The rallies go smoothly at first, with the narrator receiving extensive indoctrination on the Brotherhood’s ideology and methods; soon, though, he encounters trouble from Ras the Exhorter, a fanatical black nationalist who believes that the Brotherhood is controlled by whites. Neither the narrator nor Tod Clifton, a youth leader within the Brotherhood, is particularly swayed by his words. The narrator is later called before a meeting of the Brotherhood and accused of putting his own ambitions ahead of the group, whence he is reassigned to another part of the city to address issues concerning women; there, he is seduced by the wife of a Brotherhood member and eventually called back to Harlem, when Clifton is reported missing and the Brotherhood’s membership and influence begin to falter. The narrator can find no trace of Clifton at first, but soon discovers him selling dancing Sambo dolls on the street, having become disillusioned with the Brotherhood. Clifton is shot and killed by a policeman while resisting arrest; at his funeral, the narrator delivers a rousing speech that rallies the crowd to support the Brotherhood again.

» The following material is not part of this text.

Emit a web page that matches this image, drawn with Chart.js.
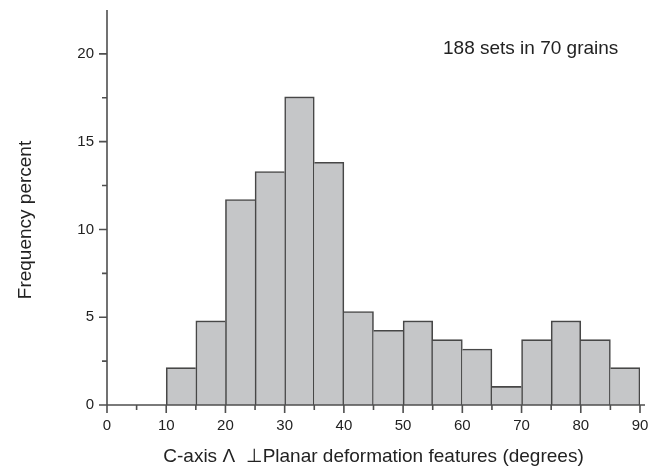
<!DOCTYPE html>
<html>
<head>
<meta charset="utf-8">
<script src="https://cdn.jsdelivr.net/npm/chart.js@4.4.0/dist/chart.umd.min.js"></script>
<style>
  html, body { margin: 0; padding: 0; background: #ffffff; }
  #wrap { position: relative; width: 658px; height: 467px; }
</style>
</head>
<body>
<div id="wrap"><canvas id="c" width="658" height="467"></canvas></div>
<script>
// ---- data ----
const BIN_STARTS = [10, 15, 20, 25, 30, 35, 40, 45, 50, 55, 60, 65, 70, 75, 80, 85];
const BIN_WIDTH = 5;
const FREQ_PERCENT = [2.13, 4.79, 11.70, 13.30, 17.55, 13.83, 5.32, 4.26, 4.79, 3.72, 3.19, 1.06, 3.72, 4.79, 3.72, 2.13];
const X_TICKS = [0, 10, 20, 30, 40, 50, 60, 70, 80, 90];
const X_MINOR = [5, 15, 25, 35, 45, 55, 65, 75, 85];
const Y_TICKS = [0, 5, 10, 15, 20];
const Y_MINOR = [2.5, 7.5, 12.5, 17.5];
const X_TITLE = 'C-axis \u039B  \u22A5Planar deformation features (degrees)';
const Y_TITLE = 'Frequency percent';
const NOTE = '188 sets in 70 grains';

const AXIS_COLOR = '#4f4f4f';
const TEXT_COLOR = '#222222';
const FONT = '"Liberation Sans", Arial, Helvetica, sans-serif';

const points = BIN_STARTS.map((s, i) => ({ x: s + BIN_WIDTH / 2, y: FREQ_PERCENT[i] }));

function sideWidths(ctx) {
  const i = ctx.dataIndex;
  const h = FREQ_PERCENT[i];
  const prev = i > 0 ? FREQ_PERCENT[i - 1] : -1;
  const next = i < FREQ_PERCENT.length - 1 ? FREQ_PERCENT[i + 1] : -1;
  const w = 1.6;
  return {
    top: w,
    bottom: 0,
    left: h >= prev ? w : 0,
    right: h > next ? w : 0
  };
}

const decor = {
  id: 'decor',
  afterDatasetsDraw(chart) {
    const { ctx, scales } = chart;
    const xs = scales.x, ys = scales.y;
    const x0 = xs.getPixelForValue(0);
    const xEnd = xs.getPixelForValue(90);
    const y0 = ys.getPixelForValue(0);
    const yTop = ys.getPixelForValue(22.5);
    ctx.save();
    ctx.strokeStyle = AXIS_COLOR;
    ctx.lineWidth = 1.6;
    ctx.beginPath();
    ctx.moveTo(x0, yTop);
    ctx.lineTo(x0, y0);
    ctx.moveTo(x0, y0);
    ctx.lineTo(xEnd + 5, y0);
    X_TICKS.forEach(v => { const p = xs.getPixelForValue(v); ctx.moveTo(p, y0); ctx.lineTo(p, y0 + 8); });
    X_MINOR.forEach(v => { const p = xs.getPixelForValue(v); ctx.moveTo(p, y0); ctx.lineTo(p, y0 + 5); });
    Y_TICKS.forEach(v => { const p = ys.getPixelForValue(v); ctx.moveTo(x0, p); ctx.lineTo(x0 - 8, p); });
    Y_MINOR.forEach(v => { const p = ys.getPixelForValue(v); ctx.moveTo(x0, p); ctx.lineTo(x0 - 5, p); });
    ctx.stroke();

    ctx.fillStyle = TEXT_COLOR;
    // x title
    ctx.font = '19px ' + FONT;
    ctx.textAlign = 'center';
    ctx.textBaseline = 'alphabetic';
    ctx.fillText(X_TITLE, (x0 + xEnd) / 2, 462);
    // y title
    ctx.save();
    ctx.translate(31, 220);
    ctx.rotate(-Math.PI / 2);
    ctx.fillText(Y_TITLE, 0, 0);
    ctx.restore();
    // note
    ctx.textAlign = 'left';
    ctx.fillText(NOTE, 443, 54);
    ctx.restore();
  }
};

new Chart(document.getElementById('c'), {
  type: 'bar',
  data: {
    datasets: [{
      data: points,
      backgroundColor: '#c5c6c8',
      borderColor: '#474747',
      borderWidth: sideWidths,
      borderSkipped: false,
      barPercentage: 1,
      categoryPercentage: 1
    }]
  },
  options: {
    responsive: false,
    animation: false,
    devicePixelRatio: 1,
    layout: { padding: { left: 0, right: 18, top: 10, bottom: 0 } },
    plugins: { legend: { display: false }, tooltip: { enabled: false } },
    scales: {
      x: {
        type: 'linear',
        min: 0,
        max: 90,
        offset: false,
        grid: { display: false, drawTicks: false },
        border: { display: false },
        afterBuildTicks: s => { s.ticks = X_TICKS.map(v => ({ value: v })); },
        afterFit: s => { s.height = 62; s.paddingLeft = 0; s.paddingRight = 0; },
        ticks: { color: TEXT_COLOR, font: { size: 15, family: FONT }, padding: 12, maxRotation: 0, autoSkip: false }
      },
      y: {
        min: 0,
        max: 22.5,
        grid: { display: false, drawTicks: false },
        border: { display: false },
        afterBuildTicks: s => { s.ticks = Y_TICKS.map(v => ({ value: v })); },
        afterFit: s => { s.width = 107; s.paddingTop = 0; s.paddingBottom = 0; },
        ticks: { color: TEXT_COLOR, font: { size: 15, family: FONT }, padding: 13 }
      }
    }
  },
  plugins: [decor]
});
</script>
</body>
</html>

At an emergency meeting, Jack and the other Brotherhood leaders criticize the narrator for his unscientific arguments and the narrator determines that the group has no real interest in the black community’s problems. From there the narrator returns to Harlem, trailed by Ras’ men, and buys a hat and a pair of sunglasses to elude them; as a result, he is repeatedly mistaken for a man named Rinehart, known as a lover, hipster, gambler, briber and a spiritual leader. Understanding that Rinehart has adapted to white society at the cost of his own identity, the narrator resolves to undermine the Brotherhood by feeding them dishonest information concerning the Harlem membership and situation. After seducing the wife of one member in a fruitless attempt to learn their new activities, he discovers that riots have broken out in Harlem due to widespread unrest, realizing that the Brotherhood has been counting on such an event in order to further its own aims. The narrator gets mixed up with a gang of looters who burn down a tenement and wanders away to find Ras, now on horseback, armed with a spear and shield and calling himself “the Destroyer”.

Ras shouts for the crowd to lynch the narrator, but the narrator attacks him with the spear and escapes into an underground coal bin. Two white men seal him in, leaving him alone to ponder the racism he has experienced in his life…The epilogue returns to the present, with the narrator stating that he is ready to return to the world because he has spent enough time hiding from it. He explains that he has told his story in order to help people see past his own invisibility, and also to provide a voice for people with a similar plight: “Who knows but that, on the lower frequencies, I speak for you?”